Economics and inequality: the big misconception

in #economics6 years ago

With the World economic forum having just taken place in Davos last week, I'd to address some points concerning economics and inequality.

Inequality in economics

The poor and the rich

The gap between the poor and the rich has expanded dramatically in the last 30 years, economists like Thomas Piketty (author of "Capital in the 21st Century") say. They also say that this gap is a problem that has to be addressed.

The solution Picketty and many others propose is wealth redistribution by the means of charging up to as much as 80% marginal income tax and additionally a 10% wealth tax.

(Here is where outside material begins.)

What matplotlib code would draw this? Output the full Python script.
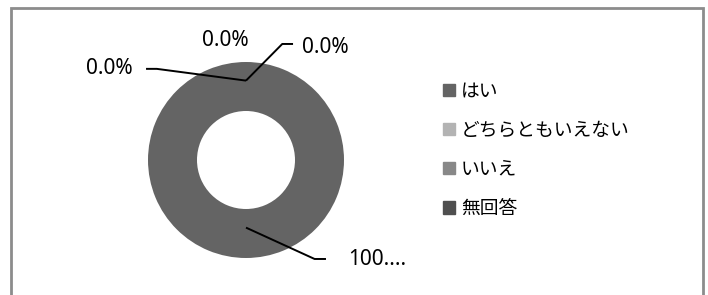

Picketty even admits, that this won't help the poor much. The reason for this immense taxation is to bring inequality or "the gap", down.

Why should people care about inequality?

If the word were a zero sum game, whch means someone's gain would be a loss to somebody else, then we should be increadibly concearned about inequality.

A zero sum game would mean othing new would be created or added and thus the only way to gain would be by taking, which is exactly what a large percentage of the world thinks, is the reality.

But is it true? Let's look at the facts:

250 years ago 98% of people were poor. We were farmers and we ate what we produced, worked all day and our life expencancy back then was 39 years. Most children didn't live to see their 10th birthday.

Meanwhile the poplation has grown immensly and the west and some other parts of the world have become a lot richer. But that wealth was not created at the expense of someone else. The poorer areas did not become poorer, because others got richer, they just stayed at the same level.

The iPhone example

When someone buys an iPhone for $300, it is worth more than $300 to them. It adds more value to their life than the $300, so they choose to buy it.

To Apple it is worth less than $300, they make a profit.

The buyer is better off and Apple is better off. Yet, inequality increased the buyer is poorer by $300 and Apple is richer by $300.

What economists are missing

Economists just see money leaving someone's wallet and going into someone else's. They don't consider the value a product adds to someone's life.